# Trespassing Question



## Perry Thorvig (Mar 6, 2002)

Ok, here is the law:

"It is illegal to hunt upon the premises of another within 440 yards of any occupied building without the consent of the person occupying the building. This does not prohibit hunting on land owned by neighbors (private or public) even if the land is less than 440 yards from the occupied building."

"Road Rights of Ways - Do not hunt on road rights of ways unless you are certain that they are open to public use. Most road right of ways are under the control of the adjacent landowner and are closed to hunting when the adjacent land is posted closed to hunting."
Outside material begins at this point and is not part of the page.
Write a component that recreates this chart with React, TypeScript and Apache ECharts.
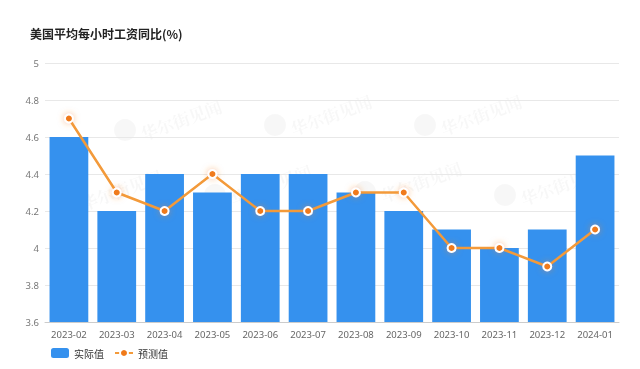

Now, here is the hypothetical"

I am driving past an occupied farm place that is posted but I am not more than 440 yards away from the occupied building. I spot a pheasant in the ditch on the opposite side of the road from the occupied farm place. That property adjacent to the ditch where the pheasant is running is not posted. Given the language above. Can I get out of my vehicle and hunt the road ditch on the unposted side of the road??


----------



## dblkluk (Oct 3, 2002)

As I have understood it NO, unless you own the land or it is public (WMA, WPA etc.). Now lets get really confusing, what if its PLOTS land across the road??
Anyone?? :-?


----------



## g/o (Jul 13, 2004)

Perry, Here is the way it is confusiing yes but its the law. If I own land on both sides of the road posted or not if you are with in 440 yards you may not shoot. Now if the land across the road from my house is owned by someone else and is not posted you may shoot. Even if you are within 20 yards of my house. I would advise people to use common courtesy here when doing such. I know of one PLOTS where it went with in 50 yds. of the farmers home. Perfectly legal, but take a good look at the ethics.


----------



## dleier (Aug 28, 2002)

g/o explained it pretty well for an internet message board. couple pieces of advice:
1) while in the field, if you don't know--don't go. plain and simple will probably save your some Tylenol in the future

2) it's difficult to explain everything in type and on a message board, so best to pick up the phone and call 701.328.6300 and ask for Enforcment Division


----------



## njsimonson (Sep 24, 2002)

Ummm...quit road hunting and get a dog?


----------



## johnsona (Dec 4, 2003)

g/o and dleier pretty much got it down for ya. Like he said, if you don't know, don't go! And have some ethics about it too, because after all, it's only pheasants (can't believe I of all ppl just said that), and it's just not worth ruining someones day over. Another thing, what if you shoot too close to a landowner's place, say a landowner who leaves some pretty good stuff unposted, and piss him off enough by shooting close to his house that he decides to go and post it all up? Not cool, not cool at all.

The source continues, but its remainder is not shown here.